Blacklist & Whitelist Systems: Require frequent updates, making them impractical for large-scale
email services.
High False Positives & Negatives: Important emails may be incorrectly classified as spam, while
some spam messages still reach inboxes.
1.2.2 Advancements in Spam Detection with Naïve Bayes
To overcome these challenges, this project implements Naïve Bayes Classification, a probability-
based model that efficiently classifies emails by analyzing word patterns and contextual features.
1.2.2.1 Principles of Naïve Bayes Classification
Naïve Bayes is based on Bayes’ Theorem, which calculates the probability of an email being spam
given its word content. It assumes that:
Each word in the email contributes independently to its classification.
The model learns from spam vs. non-spam training data to improve its classification accuracy.
1.2.2.2 Advantages of Naïve Bayes for Spam Filtering
Fast & Scalable: Can process large datasets with minimal computational resources.
Adaptable: Adjusts to new spam techniques as it learns from recent data.
High Accuracy: Achieves reliable classification when trained on diverse email datasets.
1.2.2.3 Implementation of Naïve Bayes in This Project
Step 1: Data Collection – Gathering a labeled dataset of spam and non-spam emails.
Step 2: Preprocessing – Removing stop words, punctuation, and HTML tags, missing values.
Step 3: Feature Extraction – Converting email content into a numerical format for training.
Step 4: Model Training – Applying Naïve Bayes to classify emails based on probability scores.
Step 5: Testing & Evaluation – Measuring accuracy, precision, recall, and F1-score.
1.2.3 Challenges in Real Estate Price Prediction
Property valuation is a complex task influenced by economic conditions, location, property
features, and market demand.
Issues with Traditional House Pricing Models:
Manual Estimations: Real estate agents provide subjective pricing, leading to inconsistencies.
Comparative Market Analysis (CMA): Prices are based only on similar past sales, ignoring future
trends.
Basic Statistical Models: Assume linear relationships, while real estate pricing often follows non-
linear patterns.
1.2.4 Advantages of Machine Learning in House Price Prediction
To address these limitations, this project implements Simple Linear Regression, which
Uses historical property data to establish a mathematical relationship between features
(e.g., size, location) and price.
Provides objective and accurate price predictions based on quantitative analysis.
Helps buyers and sellers make informed financial decisions.
1.2.4.1 Principles of Simple Linear Regression
The Linear Regression model predicts house prices using the equation:
Price = m \times (House Features) + c
1.2.4.2 Implementation of Linear Regression in This Project
Step 1: Data Collection – Using real estate datasets with price, area, location, etc.

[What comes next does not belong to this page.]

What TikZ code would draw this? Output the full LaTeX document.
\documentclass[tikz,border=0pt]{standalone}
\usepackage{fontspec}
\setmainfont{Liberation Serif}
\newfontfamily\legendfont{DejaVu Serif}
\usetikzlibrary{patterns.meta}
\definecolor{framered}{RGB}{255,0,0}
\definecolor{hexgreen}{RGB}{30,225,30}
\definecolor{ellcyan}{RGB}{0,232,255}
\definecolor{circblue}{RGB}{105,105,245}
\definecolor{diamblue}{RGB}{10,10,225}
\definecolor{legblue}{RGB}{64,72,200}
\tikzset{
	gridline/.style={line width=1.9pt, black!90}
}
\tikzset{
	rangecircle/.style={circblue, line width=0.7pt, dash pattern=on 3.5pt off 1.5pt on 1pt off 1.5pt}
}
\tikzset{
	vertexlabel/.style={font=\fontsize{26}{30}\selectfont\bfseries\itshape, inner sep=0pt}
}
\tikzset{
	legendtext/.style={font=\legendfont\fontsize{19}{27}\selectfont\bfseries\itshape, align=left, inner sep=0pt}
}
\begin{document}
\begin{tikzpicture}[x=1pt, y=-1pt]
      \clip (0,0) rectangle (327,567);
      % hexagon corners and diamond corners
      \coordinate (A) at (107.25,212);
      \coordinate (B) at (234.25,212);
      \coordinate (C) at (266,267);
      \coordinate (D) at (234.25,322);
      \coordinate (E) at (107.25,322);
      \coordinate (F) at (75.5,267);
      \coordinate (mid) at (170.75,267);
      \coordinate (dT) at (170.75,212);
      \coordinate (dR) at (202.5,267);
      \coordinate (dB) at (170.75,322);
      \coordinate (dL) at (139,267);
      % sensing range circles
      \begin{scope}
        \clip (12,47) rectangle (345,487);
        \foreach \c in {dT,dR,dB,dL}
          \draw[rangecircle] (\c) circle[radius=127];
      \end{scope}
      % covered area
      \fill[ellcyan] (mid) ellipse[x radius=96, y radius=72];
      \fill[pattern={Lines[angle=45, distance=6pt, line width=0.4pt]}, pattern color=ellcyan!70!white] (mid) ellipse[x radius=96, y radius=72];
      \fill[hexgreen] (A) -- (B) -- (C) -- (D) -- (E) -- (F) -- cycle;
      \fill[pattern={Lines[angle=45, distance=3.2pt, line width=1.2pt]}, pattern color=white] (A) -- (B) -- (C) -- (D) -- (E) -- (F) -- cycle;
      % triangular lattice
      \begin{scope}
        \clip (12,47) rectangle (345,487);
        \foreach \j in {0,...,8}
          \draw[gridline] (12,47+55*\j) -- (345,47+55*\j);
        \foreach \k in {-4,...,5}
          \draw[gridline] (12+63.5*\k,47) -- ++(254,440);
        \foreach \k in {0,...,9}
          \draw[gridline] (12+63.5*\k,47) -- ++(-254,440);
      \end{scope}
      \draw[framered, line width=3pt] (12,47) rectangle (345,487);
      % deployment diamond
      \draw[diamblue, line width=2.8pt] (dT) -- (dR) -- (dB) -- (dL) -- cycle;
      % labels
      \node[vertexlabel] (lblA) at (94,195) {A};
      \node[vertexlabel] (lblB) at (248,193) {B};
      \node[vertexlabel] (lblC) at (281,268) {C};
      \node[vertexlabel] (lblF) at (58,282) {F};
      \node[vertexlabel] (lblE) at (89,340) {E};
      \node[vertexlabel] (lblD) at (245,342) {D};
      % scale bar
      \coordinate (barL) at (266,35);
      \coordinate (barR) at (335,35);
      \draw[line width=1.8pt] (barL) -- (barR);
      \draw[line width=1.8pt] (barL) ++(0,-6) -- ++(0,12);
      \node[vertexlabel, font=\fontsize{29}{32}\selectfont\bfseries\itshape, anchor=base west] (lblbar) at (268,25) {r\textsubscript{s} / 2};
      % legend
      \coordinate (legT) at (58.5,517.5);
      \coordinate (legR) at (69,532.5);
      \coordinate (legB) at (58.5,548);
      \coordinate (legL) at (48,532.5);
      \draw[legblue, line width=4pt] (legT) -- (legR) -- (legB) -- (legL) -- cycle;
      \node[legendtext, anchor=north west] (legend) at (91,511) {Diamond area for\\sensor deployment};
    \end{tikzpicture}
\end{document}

Step 2: Feature Selection – Identifying key property attributes affecting price.
Step 3: Model Training – Learning the relationship between features and price.
Step 4: Prediction & Validation – Comparing predicted vs. actual prices using error metrics.
1.3 OBJECTIVES
This project aims to:
1. Develop an intelligent spam classifier using Naïve Bayes to improve filtering efficiency.

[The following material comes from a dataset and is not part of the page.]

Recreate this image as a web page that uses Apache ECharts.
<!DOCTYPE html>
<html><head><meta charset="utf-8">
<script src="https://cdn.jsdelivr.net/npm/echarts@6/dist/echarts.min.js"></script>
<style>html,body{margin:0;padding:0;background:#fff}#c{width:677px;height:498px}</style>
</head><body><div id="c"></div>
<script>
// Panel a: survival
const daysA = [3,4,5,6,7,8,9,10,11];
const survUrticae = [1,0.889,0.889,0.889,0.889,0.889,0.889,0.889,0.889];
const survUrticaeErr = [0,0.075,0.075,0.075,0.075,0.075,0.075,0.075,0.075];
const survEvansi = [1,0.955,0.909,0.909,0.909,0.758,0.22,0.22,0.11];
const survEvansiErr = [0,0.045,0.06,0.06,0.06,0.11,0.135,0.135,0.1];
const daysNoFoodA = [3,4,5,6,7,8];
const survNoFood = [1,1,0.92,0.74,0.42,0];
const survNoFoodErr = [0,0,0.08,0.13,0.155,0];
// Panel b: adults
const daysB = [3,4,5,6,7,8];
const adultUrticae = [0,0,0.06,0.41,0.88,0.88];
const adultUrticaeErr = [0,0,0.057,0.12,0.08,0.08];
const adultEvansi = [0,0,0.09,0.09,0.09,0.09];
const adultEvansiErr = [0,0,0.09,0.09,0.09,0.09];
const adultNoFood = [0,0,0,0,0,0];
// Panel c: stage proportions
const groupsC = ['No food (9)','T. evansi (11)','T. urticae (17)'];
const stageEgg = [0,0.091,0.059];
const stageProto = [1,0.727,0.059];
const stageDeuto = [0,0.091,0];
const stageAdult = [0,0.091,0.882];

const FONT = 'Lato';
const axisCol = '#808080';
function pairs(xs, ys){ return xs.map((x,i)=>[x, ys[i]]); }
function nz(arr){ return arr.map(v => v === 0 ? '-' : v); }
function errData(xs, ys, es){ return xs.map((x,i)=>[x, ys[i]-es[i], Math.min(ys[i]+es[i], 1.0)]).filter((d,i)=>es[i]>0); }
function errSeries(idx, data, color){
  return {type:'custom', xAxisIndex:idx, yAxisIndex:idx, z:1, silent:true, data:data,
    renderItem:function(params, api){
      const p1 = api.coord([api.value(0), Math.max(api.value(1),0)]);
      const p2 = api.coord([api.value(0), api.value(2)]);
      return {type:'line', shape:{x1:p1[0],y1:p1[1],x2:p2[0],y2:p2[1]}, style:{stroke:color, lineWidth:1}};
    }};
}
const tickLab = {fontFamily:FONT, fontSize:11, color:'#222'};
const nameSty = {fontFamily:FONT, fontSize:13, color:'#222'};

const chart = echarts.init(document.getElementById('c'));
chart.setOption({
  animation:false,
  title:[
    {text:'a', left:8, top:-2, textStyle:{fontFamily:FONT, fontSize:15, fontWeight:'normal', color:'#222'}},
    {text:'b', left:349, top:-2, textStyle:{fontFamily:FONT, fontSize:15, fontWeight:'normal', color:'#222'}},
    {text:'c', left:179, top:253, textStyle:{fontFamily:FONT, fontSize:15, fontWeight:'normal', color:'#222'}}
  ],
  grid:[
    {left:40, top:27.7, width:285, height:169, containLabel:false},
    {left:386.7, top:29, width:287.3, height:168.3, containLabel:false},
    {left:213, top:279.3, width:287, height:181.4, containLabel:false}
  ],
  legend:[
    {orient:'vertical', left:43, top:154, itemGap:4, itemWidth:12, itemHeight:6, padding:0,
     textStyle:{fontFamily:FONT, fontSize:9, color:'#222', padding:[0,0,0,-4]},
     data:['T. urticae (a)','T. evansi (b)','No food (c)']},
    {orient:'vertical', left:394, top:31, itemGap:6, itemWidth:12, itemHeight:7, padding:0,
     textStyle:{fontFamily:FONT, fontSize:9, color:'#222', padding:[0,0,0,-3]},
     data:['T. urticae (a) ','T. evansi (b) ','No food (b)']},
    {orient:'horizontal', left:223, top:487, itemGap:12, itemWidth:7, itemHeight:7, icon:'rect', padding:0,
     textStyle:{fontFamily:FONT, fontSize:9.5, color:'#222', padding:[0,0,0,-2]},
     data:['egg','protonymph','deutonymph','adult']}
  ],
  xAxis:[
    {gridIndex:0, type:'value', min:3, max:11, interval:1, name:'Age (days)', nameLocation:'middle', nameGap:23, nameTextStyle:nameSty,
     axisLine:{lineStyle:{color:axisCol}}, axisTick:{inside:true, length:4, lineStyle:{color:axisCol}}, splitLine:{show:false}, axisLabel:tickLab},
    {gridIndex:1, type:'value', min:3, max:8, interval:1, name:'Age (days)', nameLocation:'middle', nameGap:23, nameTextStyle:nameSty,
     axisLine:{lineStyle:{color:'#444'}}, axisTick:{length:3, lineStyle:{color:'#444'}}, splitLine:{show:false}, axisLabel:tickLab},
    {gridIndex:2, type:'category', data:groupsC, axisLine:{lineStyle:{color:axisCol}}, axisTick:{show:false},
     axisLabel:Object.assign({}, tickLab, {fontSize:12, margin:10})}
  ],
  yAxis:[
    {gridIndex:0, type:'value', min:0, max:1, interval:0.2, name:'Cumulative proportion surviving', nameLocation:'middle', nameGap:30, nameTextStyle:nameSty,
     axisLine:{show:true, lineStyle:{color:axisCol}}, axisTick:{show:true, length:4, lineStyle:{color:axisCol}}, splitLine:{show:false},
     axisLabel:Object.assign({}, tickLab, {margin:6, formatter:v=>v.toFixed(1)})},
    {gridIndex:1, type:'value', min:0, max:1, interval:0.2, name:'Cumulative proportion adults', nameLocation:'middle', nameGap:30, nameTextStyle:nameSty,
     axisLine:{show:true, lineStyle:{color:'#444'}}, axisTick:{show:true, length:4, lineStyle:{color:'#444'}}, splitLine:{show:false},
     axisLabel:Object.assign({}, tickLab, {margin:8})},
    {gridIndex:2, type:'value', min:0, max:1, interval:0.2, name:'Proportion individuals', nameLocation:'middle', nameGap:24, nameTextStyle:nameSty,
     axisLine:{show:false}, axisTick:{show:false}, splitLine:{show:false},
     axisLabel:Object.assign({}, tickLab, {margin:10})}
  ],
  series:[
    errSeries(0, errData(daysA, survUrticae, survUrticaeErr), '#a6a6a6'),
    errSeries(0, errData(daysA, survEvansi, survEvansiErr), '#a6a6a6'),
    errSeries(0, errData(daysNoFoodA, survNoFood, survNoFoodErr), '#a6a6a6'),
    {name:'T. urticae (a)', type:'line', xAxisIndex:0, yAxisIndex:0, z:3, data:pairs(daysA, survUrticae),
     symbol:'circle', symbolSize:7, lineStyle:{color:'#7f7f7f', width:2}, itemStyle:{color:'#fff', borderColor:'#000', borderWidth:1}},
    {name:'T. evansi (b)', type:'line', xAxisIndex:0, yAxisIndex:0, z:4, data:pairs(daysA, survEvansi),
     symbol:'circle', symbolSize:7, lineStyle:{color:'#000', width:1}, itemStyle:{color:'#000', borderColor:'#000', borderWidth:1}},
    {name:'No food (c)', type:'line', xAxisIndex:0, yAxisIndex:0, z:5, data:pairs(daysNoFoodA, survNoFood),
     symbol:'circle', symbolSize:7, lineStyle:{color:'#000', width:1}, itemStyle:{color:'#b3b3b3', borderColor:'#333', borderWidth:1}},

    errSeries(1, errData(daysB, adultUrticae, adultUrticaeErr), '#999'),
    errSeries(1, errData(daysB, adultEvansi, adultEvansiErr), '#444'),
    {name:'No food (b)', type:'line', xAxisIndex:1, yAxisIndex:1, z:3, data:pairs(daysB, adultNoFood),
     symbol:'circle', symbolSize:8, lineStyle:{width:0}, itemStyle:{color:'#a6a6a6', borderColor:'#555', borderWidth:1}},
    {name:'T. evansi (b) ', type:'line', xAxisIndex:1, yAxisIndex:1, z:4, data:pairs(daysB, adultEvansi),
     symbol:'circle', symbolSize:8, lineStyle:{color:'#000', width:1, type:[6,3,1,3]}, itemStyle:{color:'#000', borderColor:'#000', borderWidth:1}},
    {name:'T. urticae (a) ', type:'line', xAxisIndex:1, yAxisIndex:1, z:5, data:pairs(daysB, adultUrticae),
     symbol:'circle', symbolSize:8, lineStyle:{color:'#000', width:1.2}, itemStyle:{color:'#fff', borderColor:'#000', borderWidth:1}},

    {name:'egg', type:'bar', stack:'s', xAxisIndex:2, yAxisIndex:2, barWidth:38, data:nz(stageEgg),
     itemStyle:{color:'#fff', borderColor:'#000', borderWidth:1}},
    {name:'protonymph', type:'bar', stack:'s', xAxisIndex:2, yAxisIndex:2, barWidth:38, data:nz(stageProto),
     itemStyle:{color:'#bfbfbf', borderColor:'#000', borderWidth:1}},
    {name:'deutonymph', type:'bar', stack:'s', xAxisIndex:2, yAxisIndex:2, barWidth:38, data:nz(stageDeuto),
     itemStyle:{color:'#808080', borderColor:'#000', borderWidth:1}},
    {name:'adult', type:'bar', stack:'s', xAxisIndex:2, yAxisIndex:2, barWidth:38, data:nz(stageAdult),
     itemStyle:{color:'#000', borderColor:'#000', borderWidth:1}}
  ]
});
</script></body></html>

2. Implement a house price prediction model using Simple Linear Regression for accurate
valuation.
3. Analyze model performance against traditional methods to demonstrate ML effectiveness.
4. Optimize accuracy and reliability in spam filtering and real estate valuation through ML
techniques.
1.4 SCOPE OF THE PROJECT
This mini-project covers two machine learning applications:
1.4.1 Scope of Spam Email Classification
Feature Engineering: Extracting word frequency and content structure from email text.
Training and Testing: Using Naïve Bayes to classify emails as Spam or Not Spam.
Performance Evaluation: Comparing results with traditional spam filters.
1.4.2 Scope of House Price Prediction
Data Preparation: Processing real estate datasets with property details.
Model Implementation: Applying Simple Linear Regression for price estimation.
Result Analysis: Evaluating prediction accuracy using Mean Squared Error (MSE) and R² score.
1.4.3 Expected Contributions
A scalable and adaptive spam filter using Naïve Bayes.
A data-driven real estate valuation model for better pricing decisions.
Insights into how machine learning enhances accuracy in classification and prediction tasks.